Use keyword research to discover opportunities, but use judgment to choose priorities. A good keyword should have a clear purpose, match user intent, and fit your website’s authority level.
Group related keywords carefully. If terms share the same meaning and intent, target them with one strong page. If they represent different needs, create separate content.
Build pages that serve users first. Use keywords to clarify the topic, structure the content, and connect related pages. Avoid forcing exact-match phrases where they do not sound natural.
Finally, treat keyword strategy as an ongoing process. Monitor rankings, impressions, clicks, engagement, and conversions. Use that data to refine content and improve future decisions.
Timing and Expectations
A keyword strategy can improve SEO planning immediately, but ranking results take time.
After new content is published or existing content is updated, search engines need time to crawl, index, and evaluate the page. Performance depends on competition, content quality, website authority, internal links, backlinks, and technical SEO.

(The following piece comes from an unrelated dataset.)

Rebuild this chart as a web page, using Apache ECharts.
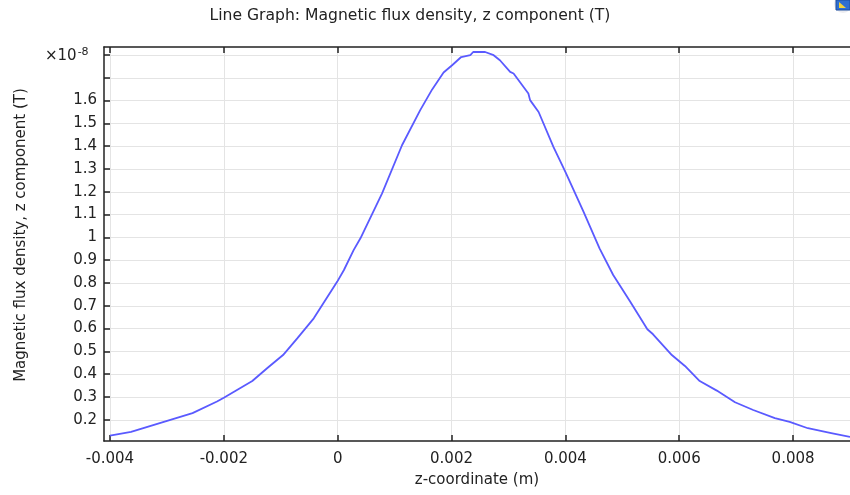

For newer websites, results may come first from specific, lower-competition keywords. For established websites, broader opportunities may become more realistic.
The best results usually come from consistent execution. A keyword strategy is not a one-time document. It should guide ongoing content creation, content updates, internal linking, and performance reviews.
Conclusion
Keyword strategy is essential because it turns keyword research into clear SEO action. It helps you choose the right keywords, match search intent, prioritize opportunities, avoid content overlap, and build a more organized website.
A strong strategy does not chase every keyword with search volume. It focuses on the terms that are relevant, realistic, and useful for the audience.
When keyword strategy guides your content planning, every page has a clearer purpose. Your content becomes easier for users to navigate and easier for search engines to understand.
Over time, this creates a stronger foundation for sustainable organic growth.